Leah thinks that this is a passive-aggressive swipe by Sonja, who is still mad about something Leah said to her in the Hamptons. This is completely wrong. First of all, what Leah said didn’t even register to Sonja. It was like a BB being fired at a tank. Secondly, Sonja isn’t attentive enough to pull off an insult like that. Sonja is not malicious, she’s just — how can I put this delicately — daft.
Being a natural at the reality-television dark arts, Leah brings the offending outfit in a plastic bodega bag to return to Sonja. When Sonja sees her, she instigates a fight by saying, “What happened to the cashmere two-piece I sent you?” Leah pulls it out and Sonja says, “Where is the bag it came in? It was in a nice bag. And where are the sunglasses?” See, Sonja wasn’t being mean or stupid, she just really thought this is something that Leah would have liked. When Leah explains that it would have looked horrible on her and wouldn’t fit, Sonja goes backstage, has an intern help her out of the black dress that will barely zip up in the back and into Leah’s outfit.
Sonja emerges into the fashion show, bursting through a kitchen door like a male stripper dressed as a cop who is about to “arrest” every woman at a bachelorette party. She struts around showing off the outfit, which everyone agrees is horrible, but she is having so much fun dancing and showing it off to everyone that they all start laughing. As Leah says, you can’t even stay mad at Sonja because she is just so lovingly vacant.

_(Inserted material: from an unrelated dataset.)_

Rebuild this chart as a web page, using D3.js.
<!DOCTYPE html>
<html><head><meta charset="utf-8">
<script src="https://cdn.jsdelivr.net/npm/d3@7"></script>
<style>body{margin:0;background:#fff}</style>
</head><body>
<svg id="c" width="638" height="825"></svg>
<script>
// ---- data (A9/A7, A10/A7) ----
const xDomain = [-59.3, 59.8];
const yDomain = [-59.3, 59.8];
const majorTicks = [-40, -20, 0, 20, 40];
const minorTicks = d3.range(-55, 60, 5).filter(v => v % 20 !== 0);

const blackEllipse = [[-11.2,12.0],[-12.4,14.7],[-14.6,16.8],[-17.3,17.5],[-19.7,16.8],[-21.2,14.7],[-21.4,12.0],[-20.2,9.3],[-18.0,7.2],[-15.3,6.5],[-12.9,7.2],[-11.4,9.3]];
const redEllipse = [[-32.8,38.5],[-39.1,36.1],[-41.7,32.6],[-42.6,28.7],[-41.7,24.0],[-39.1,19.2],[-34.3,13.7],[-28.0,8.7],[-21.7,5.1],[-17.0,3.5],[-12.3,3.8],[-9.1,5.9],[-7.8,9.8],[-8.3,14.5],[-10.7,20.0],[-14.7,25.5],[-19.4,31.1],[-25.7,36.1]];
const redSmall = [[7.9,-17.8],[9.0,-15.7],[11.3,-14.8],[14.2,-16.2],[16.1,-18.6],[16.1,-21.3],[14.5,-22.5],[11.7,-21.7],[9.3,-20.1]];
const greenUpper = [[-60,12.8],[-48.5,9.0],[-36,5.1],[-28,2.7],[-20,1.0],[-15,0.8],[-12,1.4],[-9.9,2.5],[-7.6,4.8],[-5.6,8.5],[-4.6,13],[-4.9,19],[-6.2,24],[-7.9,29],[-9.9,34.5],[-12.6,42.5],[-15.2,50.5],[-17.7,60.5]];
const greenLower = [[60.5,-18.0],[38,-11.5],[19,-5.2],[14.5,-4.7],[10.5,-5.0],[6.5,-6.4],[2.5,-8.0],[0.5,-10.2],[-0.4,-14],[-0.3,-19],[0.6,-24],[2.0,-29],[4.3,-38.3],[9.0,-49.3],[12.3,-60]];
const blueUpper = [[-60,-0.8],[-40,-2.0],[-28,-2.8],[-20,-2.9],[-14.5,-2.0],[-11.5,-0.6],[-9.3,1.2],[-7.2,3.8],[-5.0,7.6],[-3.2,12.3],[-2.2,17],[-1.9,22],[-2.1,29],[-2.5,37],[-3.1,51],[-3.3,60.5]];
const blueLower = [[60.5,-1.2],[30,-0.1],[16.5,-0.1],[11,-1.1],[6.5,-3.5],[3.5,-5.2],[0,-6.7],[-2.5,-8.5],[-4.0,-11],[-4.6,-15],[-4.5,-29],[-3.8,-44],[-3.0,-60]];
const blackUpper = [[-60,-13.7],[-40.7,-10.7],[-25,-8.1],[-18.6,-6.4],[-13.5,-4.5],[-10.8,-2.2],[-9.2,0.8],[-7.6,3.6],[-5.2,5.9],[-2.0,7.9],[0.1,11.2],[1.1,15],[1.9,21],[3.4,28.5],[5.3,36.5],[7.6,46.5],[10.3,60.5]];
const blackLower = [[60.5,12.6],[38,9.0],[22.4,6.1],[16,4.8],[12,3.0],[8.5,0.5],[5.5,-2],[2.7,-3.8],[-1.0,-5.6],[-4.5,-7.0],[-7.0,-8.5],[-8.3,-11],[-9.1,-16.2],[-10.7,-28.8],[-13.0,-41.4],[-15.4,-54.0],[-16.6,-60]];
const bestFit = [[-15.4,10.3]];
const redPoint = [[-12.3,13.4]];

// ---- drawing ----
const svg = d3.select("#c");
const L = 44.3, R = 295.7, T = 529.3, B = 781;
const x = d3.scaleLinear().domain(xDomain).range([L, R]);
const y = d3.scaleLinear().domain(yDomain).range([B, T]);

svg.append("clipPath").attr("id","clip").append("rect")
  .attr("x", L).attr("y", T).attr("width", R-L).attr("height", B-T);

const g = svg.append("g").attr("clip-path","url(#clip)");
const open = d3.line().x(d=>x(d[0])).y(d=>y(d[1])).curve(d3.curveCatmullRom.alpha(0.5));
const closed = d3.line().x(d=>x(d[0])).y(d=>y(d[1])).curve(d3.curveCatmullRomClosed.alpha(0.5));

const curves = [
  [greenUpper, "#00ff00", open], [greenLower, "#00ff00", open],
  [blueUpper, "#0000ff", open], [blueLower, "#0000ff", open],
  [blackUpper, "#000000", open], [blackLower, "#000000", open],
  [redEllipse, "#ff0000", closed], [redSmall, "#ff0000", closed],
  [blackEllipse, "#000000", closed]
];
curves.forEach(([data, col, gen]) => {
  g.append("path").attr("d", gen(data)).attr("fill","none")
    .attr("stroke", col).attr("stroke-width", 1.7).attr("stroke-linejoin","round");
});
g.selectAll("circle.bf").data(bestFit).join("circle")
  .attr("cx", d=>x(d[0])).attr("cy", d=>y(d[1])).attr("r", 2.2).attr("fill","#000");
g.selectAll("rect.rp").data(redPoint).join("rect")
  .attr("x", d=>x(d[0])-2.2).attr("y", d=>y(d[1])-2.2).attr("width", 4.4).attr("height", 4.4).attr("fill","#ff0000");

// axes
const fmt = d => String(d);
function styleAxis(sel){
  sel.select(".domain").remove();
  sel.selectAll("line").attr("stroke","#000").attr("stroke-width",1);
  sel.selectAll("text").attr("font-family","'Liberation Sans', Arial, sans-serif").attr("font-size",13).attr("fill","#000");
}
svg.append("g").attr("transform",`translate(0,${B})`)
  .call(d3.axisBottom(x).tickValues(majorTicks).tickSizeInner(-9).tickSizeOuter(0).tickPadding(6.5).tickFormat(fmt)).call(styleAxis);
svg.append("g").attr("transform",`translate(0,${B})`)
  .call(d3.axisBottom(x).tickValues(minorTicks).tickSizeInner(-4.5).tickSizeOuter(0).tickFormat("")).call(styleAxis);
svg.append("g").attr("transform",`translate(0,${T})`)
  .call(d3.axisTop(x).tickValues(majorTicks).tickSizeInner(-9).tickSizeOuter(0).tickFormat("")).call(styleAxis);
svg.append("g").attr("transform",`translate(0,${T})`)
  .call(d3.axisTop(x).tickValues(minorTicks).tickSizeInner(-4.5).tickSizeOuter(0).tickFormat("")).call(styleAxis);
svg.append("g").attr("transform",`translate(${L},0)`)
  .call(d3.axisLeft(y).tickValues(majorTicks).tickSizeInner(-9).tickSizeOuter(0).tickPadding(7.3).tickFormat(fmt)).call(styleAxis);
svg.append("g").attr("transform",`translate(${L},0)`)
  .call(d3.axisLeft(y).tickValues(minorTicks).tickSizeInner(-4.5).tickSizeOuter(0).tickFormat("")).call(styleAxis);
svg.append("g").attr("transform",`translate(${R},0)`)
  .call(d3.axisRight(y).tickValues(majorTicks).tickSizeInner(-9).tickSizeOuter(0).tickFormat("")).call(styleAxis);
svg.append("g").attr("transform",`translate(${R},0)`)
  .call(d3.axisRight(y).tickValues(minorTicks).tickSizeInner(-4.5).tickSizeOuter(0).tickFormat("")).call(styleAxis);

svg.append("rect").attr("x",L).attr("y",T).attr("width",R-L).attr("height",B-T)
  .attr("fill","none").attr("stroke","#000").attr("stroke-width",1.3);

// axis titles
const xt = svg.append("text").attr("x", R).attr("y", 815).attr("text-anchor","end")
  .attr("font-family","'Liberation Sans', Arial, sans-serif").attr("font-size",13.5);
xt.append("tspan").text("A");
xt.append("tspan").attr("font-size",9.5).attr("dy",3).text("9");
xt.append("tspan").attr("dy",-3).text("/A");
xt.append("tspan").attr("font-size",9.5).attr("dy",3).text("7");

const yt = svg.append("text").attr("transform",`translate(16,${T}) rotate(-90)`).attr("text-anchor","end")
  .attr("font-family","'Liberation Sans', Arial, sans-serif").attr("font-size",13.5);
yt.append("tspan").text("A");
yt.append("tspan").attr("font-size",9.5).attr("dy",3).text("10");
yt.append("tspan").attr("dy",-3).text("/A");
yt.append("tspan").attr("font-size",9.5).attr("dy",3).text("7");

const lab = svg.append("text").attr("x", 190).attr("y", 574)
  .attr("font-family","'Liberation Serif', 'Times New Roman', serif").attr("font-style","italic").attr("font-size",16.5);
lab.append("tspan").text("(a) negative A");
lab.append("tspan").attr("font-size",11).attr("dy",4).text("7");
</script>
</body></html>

Meanwhile, on the Upper East Side, at the top of her residential tower, a woman hovers about her kitchen wondering just where the cheese grater goes in her drawer of kitchen appliances. It is day 974 of the lockdown and she can’t remember the last time she cooked all her own meals, did all her own laundry, washed all her own dishes. The time it takes to do everything, not that she minds it, but the time. She has nothing but time. She has nothing. She has …

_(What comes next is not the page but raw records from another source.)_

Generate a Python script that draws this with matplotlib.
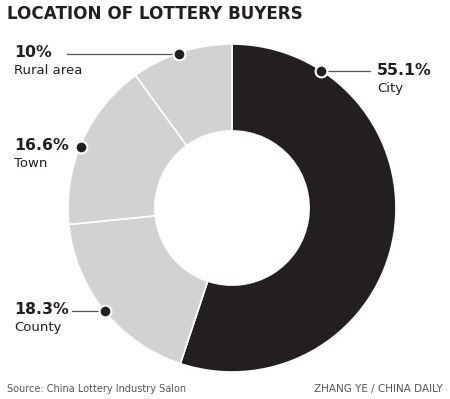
import numpy as np
import matplotlib
matplotlib.use("Agg")
import matplotlib.pyplot as plt

categories = ["City", "County", "Town", "Rural area"]
values = [55.1, 18.3, 16.6, 10.0]
pct_labels = ["55.1%", "18.3%", "16.6%", "10%"]
title = "LOCATION OF LOTTERY BUYERS"
source = "Source: China Lottery Industry Salon"
credit = "ZHANG YE / CHINA DAILY"

W, H = 450, 399
fig = plt.figure(figsize=(W / 100, H / 100), dpi=100)
ax = fig.add_axes([0, 0, 1, 1])

cx, cy, R = 232, H - 208, 164
dark = "#231f20"
light = "#d1d2d4"
colors = [dark, light, light, light]

wedges, _ = ax.pie(values, colors=colors, startangle=90, counterclock=False,
                   center=(cx, cy), radius=R, frame=True,
                   wedgeprops=dict(width=R * 0.53, edgecolor="white", linewidth=1.2))
ax.set_xlim(0, W)
ax.set_ylim(0, H)
ax.set_aspect("equal")
ax.axis("off")

# (dot angle clockwise from top in deg, line end x, text x)
label_cfg = [
    (33, 370, 377),
    (231, 72, 14),
    (292, None, 14),
    (341, 67, 14),
]
rd = 163
for (ang, lx, tx), pct, cat in zip(label_cfg, pct_labels, categories):
    a = np.deg2rad(ang)
    dx = cx + rd * np.sin(a)
    dy = cy + rd * np.cos(a)
    if lx is not None:
        ax.plot([lx, dx], [dy, dy], color="#555555", lw=0.9, zorder=3)
    ax.plot([dx], [dy], "o", ms=8.5, mfc=dark, mec="white", mew=1.5, zorder=4)
    ax.text(tx, dy + 1, pct, fontsize=11.3, fontweight="bold", color=dark,
            ha="left", va="center", family="DejaVu Sans")
    ax.text(tx, dy - 17, cat, fontsize=9.5, color=dark, ha="left", va="center",
            family="DejaVu Sans")

ax.text(7, H - 14, title, fontsize=12.1, fontweight="heavy", color=dark,
        ha="left", va="center", family="DejaVu Sans")
ax.text(7, H - 389, source, fontsize=7.0, color="#555555", ha="left", va="center")
ax.text(443, H - 389, credit, fontsize=7.5, color="#555555", ha="right", va="center")

fig.savefig("out.png", dpi=100)
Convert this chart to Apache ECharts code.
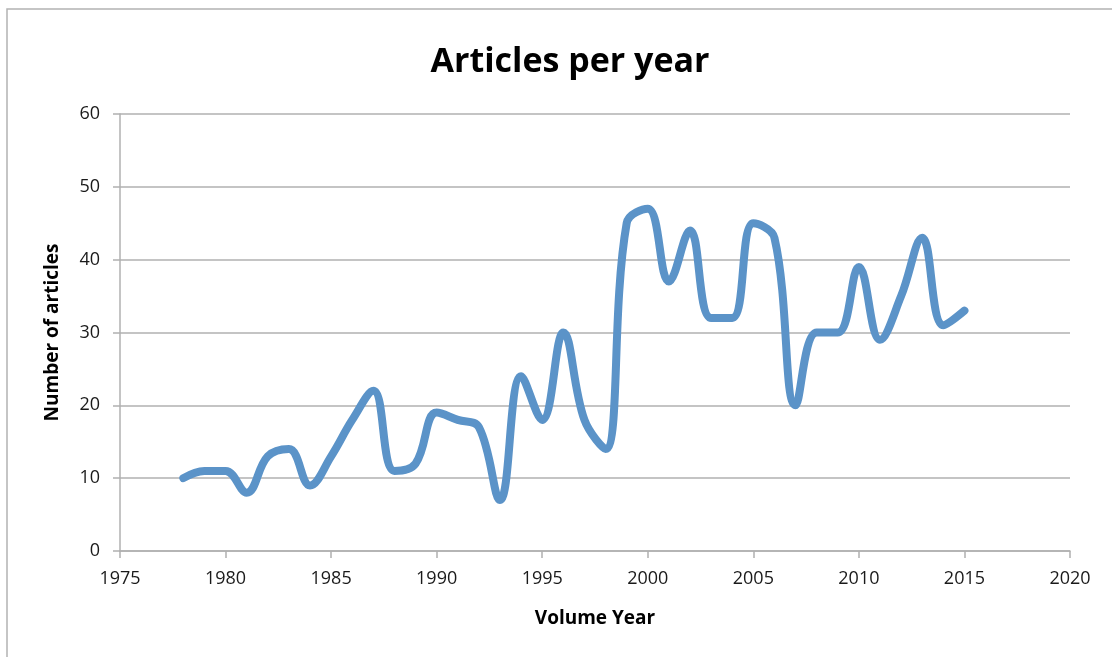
<!DOCTYPE html>
<html>
<head>
<meta charset="utf-8">
<script src="https://cdn.jsdelivr.net/npm/echarts@6/dist/echarts.min.js"></script>
<style>html,body{margin:0;padding:0;background:#fff}#c{width:1112px;height:657px}</style>
</head>
<body>
<div id="c"></div>
<script>
const years = [1978,1979,1980,1981,1982,1983,1984,1985,1986,1987,1988,1989,1990,1991,1992,1993,1994,1995,1996,1997,1998,1999,2000,2001,2002,2003,2004,2005,2006,2007,2008,2009,2010,2011,2012,2013,2014,2015];
const articles = [10,11,11,8,13,14,9,13,18,22,11,12,19,18,17,7,24,18,30,18,14,45,47,37,44,32,32,45,43,20,30,30,39,29,35,43,31,33];
const titleText = 'Articles per year';
const xName = 'Volume Year';
const yName = 'Number of articles';

const chart = echarts.init(document.getElementById('c'), null, {renderer: 'canvas'});
const font = 'Open Sans';
chart.setOption({
  animation: false,
  backgroundColor: '#fff',
  title: {
    text: titleText, left: 565, textAlign: 'center', top: 40,
    textStyle: {fontFamily: font, fontSize: 34, fontWeight: 'bold', color: '#000'}
  },
  graphic: [{
    type: 'rect', shape: {x: 7, y: 9, width: 1200, height: 800},
    style: {fill: 'none', stroke: '#b3b3b3', lineWidth: 1.5}, silent: true, z: -1
  }],
  grid: {left: 120, right: 42, top: 114, bottom: 106, containLabel: false},
  xAxis: {
    type: 'value', min: 1975, max: 2020, interval: 5,
    name: xName, nameLocation: 'middle', nameGap: 58,
    nameTextStyle: {fontFamily: font, fontSize: 19, fontWeight: 'bold', color: '#000'},
    axisLine: {show: true, lineStyle: {color: '#b0b0b0', width: 1.5}},
    axisTick: {show: true, length: 7, lineStyle: {color: '#b0b0b0', width: 1.5}},
    axisLabel: {fontFamily: font, fontSize: 18, color: '#1a1a1a', margin: 19, formatter: v => String(v)},
    splitLine: {show: false}
  },
  yAxis: {
    type: 'value', min: 0, max: 60, interval: 10,
    name: yName, nameLocation: 'middle', nameGap: 58, nameRotate: 90,
    nameTextStyle: {fontFamily: font, fontSize: 19, fontWeight: 'bold', color: '#000'},
    axisLine: {show: true, lineStyle: {color: '#b0b0b0', width: 1.5}},
    axisTick: {show: true, length: 7, lineStyle: {color: '#b0b0b0', width: 1.5}},
    axisLabel: {fontFamily: font, fontSize: 18, color: '#1a1a1a', margin: 20},
    splitLine: {show: true, lineStyle: {color: '#b0b0b0', width: 1.5}}
  },
  series: [{
    type: 'line', data: years.map((y, i) => [y, articles[i]]),
    smooth: 0.4, showSymbol: false, symbol: 'none',
    lineStyle: {color: '#5B93C8', width: 8, cap: 'round', join: 'round'}
  }]
});
</script>
</body>
</html>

She thinks about February, when things started to get bad and they canceled all the Fashion Week events. Suddenly holes opened up in her schedule, wide chasms of time that she now had to fill. When was the last time something like that had happened? Never, the redhead thought. Never had she missed a Fashion Week in all of those years since being a buyer for Macy’s, back when she had a reason to be there other than being seen. Now, who knows when it will come back. Who knows if it will ever come back. Absent anything else to do, Jill Zarin stalks to the kitchen and pulls out a Diet Coke. She washes it under hot water, just to be safe, and pops the top, gas rushing out into the atmosphere, into the uncertain air. Be safe, little ones, she thinks, as she stares at the top of the can, searching for an invisible enemy, before taking a tentative sip.